What Abu Dhabi talks can realistically deliver in one weekend

The Abu Dhabi talks, as described, are not a grand peace conference; they look more like a high-stakes attempt to secure limited, testable commitments. The most realistic near-term product is a menu of narrow pauses: Kyiv, energy infrastructure, prisoner exchanges, or safe corridors for repairs. These can reduce risk without requiring either side to renounce war aims. Americans should value such incrementalism because it rewards verification and measurable outcomes.

Trump’s involvement adds a separate layer: U.S. mediation creates a reputational stake for all parties. Moscow gains a channel to Washington; Kyiv gains leverage and visibility; Washington gains a chance to reduce escalation without writing a blank check. Conservative common sense says judge this by results: fewer dead civilians, fewer strikes on grids, and clearer terms—not by lofty language about “historic” breakthroughs.

The real test starts the moment the clock runs out

Temporary pauses often fail at the handoff: the first strike after the deadline becomes a signal flare, either to resume pressure or to claim betrayal.
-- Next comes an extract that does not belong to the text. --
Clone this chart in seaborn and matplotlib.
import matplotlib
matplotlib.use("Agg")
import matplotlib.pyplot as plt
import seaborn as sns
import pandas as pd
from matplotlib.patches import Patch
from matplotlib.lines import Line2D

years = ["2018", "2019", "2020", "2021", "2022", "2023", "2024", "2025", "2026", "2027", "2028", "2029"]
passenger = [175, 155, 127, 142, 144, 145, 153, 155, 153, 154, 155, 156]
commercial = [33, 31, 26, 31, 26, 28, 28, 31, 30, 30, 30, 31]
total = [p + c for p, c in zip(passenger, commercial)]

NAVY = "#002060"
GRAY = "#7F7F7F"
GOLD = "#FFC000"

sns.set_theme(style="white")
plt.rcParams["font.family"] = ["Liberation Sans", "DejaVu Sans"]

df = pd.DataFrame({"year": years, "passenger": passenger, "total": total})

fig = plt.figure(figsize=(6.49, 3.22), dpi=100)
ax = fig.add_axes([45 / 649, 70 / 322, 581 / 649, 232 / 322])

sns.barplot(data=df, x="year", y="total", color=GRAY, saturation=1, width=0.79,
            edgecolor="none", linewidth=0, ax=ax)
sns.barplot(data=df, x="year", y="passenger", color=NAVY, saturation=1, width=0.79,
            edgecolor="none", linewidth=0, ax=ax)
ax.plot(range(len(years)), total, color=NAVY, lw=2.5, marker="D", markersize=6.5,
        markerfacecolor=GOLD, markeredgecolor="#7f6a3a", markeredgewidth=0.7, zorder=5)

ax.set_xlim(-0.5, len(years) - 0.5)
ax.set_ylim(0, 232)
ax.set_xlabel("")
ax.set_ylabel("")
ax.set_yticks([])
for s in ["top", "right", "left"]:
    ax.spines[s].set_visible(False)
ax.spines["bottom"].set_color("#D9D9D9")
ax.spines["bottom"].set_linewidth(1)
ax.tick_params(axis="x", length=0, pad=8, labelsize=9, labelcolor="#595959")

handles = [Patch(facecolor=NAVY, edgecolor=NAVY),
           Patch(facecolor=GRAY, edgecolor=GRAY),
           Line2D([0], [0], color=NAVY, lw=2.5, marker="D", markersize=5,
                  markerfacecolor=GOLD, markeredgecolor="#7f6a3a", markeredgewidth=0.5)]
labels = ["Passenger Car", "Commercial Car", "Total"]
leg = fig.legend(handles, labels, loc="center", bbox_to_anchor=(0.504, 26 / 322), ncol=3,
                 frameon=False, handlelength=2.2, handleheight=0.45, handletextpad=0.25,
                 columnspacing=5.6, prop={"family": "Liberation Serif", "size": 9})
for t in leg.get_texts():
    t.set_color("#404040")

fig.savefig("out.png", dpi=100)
If Russia resumes strikes on Kyiv immediately after Sunday, the pause will look like a negotiating prop. If the pause extends or widens to energy infrastructure, it starts to resemble a framework. Either way, the next few days will reveal whether this was discipline—or theater.

Americans watching from afar should keep one sharp question in mind: did anyone define the rules in a way ordinary people can understand? Clear terms—what is paused, where, until when, and what happens if it breaks—are the difference between diplomacy and headlines. A weekend pause can save lives in brutal cold, but only a verifiable follow-on can turn that pause into something sturdier than hope.